─── Dataset excerpts ───

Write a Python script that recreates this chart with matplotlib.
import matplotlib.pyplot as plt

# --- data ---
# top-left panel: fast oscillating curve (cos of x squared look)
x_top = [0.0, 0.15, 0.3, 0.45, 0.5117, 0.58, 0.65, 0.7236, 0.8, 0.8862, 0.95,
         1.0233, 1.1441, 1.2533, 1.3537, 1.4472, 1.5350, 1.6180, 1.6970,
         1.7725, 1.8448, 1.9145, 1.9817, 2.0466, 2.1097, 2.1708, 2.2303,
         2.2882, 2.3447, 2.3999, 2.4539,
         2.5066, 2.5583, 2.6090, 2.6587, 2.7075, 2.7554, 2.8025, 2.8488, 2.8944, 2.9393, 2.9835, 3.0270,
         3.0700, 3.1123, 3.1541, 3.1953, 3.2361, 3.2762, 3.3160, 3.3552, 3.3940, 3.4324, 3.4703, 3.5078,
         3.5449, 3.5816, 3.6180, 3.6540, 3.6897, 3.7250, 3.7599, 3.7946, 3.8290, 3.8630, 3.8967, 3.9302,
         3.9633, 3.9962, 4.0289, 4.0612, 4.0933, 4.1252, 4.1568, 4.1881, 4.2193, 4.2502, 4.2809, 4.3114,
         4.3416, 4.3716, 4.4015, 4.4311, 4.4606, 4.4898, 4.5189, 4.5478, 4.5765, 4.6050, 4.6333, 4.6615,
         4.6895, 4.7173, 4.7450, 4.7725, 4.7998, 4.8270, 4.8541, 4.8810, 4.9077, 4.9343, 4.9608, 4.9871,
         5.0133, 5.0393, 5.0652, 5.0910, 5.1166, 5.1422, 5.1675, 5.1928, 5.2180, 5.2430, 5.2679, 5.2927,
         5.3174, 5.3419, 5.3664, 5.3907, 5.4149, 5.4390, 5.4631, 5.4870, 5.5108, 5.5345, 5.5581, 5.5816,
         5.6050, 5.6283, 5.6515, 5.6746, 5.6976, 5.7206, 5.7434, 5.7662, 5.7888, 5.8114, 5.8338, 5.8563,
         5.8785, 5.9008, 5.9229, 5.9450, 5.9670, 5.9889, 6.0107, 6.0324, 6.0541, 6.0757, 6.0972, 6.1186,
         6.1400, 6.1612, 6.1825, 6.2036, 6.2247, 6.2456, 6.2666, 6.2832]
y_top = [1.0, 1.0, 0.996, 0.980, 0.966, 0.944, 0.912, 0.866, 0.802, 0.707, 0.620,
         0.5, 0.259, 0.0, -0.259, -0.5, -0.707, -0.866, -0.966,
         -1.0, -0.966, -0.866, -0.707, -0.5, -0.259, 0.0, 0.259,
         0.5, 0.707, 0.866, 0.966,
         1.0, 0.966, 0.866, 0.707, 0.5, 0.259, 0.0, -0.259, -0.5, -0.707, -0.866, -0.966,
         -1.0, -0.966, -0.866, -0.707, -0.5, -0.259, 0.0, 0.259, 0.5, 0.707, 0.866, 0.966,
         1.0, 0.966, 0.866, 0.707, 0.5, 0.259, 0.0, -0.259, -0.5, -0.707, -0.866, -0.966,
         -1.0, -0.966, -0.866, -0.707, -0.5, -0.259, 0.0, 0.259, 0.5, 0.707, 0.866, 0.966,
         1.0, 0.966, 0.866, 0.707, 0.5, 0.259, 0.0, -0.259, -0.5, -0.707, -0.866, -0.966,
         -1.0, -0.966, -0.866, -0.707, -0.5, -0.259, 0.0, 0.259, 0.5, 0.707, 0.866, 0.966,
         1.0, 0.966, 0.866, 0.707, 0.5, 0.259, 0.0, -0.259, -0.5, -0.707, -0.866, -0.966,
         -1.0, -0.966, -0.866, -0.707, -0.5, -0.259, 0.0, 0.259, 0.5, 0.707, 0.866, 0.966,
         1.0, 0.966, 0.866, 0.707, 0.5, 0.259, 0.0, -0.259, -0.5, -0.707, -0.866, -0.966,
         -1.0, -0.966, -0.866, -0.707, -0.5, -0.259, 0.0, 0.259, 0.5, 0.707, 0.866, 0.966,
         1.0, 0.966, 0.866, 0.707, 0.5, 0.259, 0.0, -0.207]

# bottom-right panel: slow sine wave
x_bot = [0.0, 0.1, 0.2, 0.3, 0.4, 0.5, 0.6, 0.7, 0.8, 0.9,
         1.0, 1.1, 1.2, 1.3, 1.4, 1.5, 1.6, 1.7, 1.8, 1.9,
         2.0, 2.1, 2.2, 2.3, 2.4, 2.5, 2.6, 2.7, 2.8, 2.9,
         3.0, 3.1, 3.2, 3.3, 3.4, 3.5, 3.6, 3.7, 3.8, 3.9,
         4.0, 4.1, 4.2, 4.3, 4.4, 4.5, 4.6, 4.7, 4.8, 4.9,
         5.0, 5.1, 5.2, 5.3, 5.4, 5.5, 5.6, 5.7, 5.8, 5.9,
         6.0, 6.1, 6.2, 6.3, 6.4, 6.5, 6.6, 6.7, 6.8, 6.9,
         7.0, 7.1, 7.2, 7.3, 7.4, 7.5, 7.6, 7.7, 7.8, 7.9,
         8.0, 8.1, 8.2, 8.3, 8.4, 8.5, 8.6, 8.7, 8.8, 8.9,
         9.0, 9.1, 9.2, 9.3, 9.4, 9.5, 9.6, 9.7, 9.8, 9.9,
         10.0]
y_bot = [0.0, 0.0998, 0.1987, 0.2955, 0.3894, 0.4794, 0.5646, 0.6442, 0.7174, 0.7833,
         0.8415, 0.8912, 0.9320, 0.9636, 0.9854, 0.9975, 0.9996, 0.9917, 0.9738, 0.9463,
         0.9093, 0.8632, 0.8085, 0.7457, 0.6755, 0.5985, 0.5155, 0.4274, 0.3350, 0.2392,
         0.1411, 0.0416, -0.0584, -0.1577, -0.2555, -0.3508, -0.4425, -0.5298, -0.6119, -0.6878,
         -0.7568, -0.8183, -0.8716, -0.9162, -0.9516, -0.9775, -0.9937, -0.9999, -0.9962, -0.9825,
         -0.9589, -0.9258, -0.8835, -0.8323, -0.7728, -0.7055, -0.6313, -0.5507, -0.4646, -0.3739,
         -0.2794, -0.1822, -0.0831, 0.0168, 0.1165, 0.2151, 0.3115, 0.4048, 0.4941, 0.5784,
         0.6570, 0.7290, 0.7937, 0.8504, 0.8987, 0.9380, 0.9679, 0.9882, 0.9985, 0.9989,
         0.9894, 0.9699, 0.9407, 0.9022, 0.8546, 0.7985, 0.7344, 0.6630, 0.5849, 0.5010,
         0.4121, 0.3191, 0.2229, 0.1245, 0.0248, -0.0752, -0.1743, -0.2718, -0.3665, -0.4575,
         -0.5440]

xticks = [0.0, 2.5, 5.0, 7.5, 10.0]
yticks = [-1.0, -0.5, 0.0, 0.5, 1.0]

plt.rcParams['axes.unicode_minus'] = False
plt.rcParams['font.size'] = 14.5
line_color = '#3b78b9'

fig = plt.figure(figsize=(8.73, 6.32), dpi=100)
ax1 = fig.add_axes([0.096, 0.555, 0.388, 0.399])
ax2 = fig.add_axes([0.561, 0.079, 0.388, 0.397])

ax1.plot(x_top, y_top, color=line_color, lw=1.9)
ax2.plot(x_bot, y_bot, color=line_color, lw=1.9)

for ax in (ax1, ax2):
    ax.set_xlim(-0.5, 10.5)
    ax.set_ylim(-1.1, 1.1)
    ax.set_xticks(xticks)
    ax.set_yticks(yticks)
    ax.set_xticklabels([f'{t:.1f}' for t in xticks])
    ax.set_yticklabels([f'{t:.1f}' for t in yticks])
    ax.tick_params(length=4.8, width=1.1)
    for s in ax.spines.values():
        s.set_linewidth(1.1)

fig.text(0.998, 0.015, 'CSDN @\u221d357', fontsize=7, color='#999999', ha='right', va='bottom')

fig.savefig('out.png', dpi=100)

───
─── Dataset excerpts ───

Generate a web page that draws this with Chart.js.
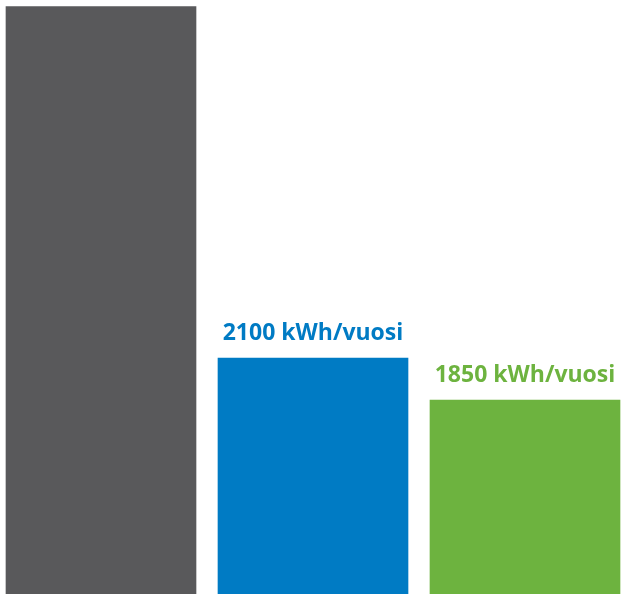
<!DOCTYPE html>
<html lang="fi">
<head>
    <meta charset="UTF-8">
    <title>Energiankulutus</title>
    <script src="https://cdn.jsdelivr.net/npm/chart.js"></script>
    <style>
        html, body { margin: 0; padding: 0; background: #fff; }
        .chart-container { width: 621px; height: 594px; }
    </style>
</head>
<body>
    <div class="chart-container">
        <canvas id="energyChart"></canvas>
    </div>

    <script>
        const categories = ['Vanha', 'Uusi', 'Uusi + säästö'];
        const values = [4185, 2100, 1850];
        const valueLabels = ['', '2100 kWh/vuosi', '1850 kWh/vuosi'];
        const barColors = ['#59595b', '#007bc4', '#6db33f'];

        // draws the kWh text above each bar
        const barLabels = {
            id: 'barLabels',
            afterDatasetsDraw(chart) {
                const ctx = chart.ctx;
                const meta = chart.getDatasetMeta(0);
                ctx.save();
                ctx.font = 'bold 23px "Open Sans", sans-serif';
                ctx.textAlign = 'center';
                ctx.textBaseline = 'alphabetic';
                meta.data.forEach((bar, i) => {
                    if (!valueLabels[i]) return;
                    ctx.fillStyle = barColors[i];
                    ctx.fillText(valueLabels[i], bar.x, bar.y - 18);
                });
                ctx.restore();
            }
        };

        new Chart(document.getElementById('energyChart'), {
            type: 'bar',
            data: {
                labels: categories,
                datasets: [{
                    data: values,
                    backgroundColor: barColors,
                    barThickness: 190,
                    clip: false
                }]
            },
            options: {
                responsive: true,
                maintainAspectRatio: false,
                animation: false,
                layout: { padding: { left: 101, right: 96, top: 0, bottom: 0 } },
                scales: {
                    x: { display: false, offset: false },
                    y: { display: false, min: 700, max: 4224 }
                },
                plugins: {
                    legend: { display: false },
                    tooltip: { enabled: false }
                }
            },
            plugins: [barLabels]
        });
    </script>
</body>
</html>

───
─── Dataset excerpts ───

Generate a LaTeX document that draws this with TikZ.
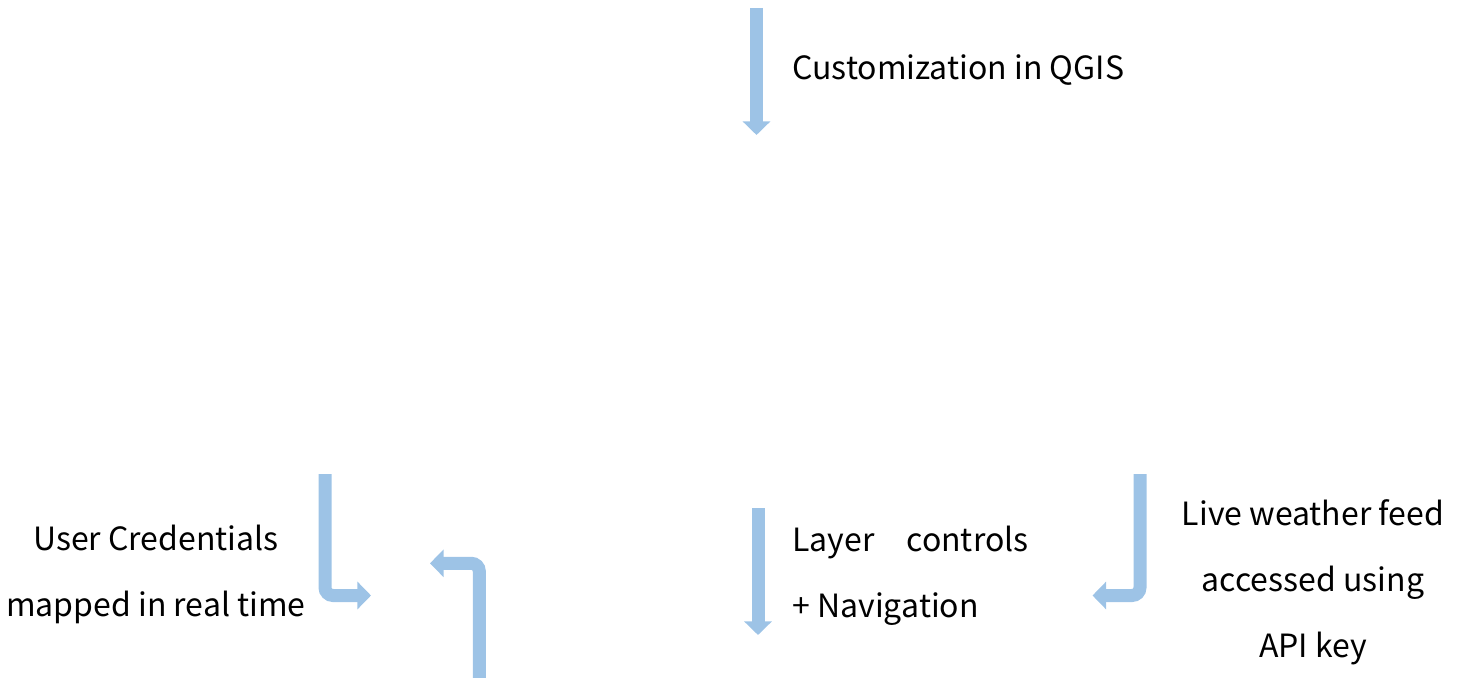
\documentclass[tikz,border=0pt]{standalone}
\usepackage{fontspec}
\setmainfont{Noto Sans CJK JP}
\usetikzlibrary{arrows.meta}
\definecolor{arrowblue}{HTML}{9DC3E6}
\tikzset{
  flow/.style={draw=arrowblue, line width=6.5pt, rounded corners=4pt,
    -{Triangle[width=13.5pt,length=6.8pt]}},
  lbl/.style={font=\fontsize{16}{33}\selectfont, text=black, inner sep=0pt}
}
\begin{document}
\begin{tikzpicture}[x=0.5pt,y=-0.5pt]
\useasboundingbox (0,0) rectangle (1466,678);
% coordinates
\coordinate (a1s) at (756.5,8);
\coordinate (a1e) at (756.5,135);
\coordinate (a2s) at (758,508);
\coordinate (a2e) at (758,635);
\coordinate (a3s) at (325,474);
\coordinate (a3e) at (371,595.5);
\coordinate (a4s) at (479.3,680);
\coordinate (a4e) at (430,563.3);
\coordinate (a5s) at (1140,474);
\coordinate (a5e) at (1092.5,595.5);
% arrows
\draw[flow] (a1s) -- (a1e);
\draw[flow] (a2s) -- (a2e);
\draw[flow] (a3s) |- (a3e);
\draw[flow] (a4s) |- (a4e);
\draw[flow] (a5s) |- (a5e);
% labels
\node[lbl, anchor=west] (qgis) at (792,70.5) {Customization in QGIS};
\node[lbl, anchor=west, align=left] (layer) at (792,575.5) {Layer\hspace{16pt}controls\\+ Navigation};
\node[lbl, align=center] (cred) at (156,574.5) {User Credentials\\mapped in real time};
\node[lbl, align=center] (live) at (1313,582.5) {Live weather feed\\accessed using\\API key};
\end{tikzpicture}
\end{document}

───

- _Problem requirements_: From the entries above, give again exactly the lines running from the line with "Write a Python" to the line with "import matplotlib.pyplot as plt"; include both of those lines.

- _Output below_:
Write a Python script that recreates this chart with matplotlib.
import matplotlib.pyplot as plt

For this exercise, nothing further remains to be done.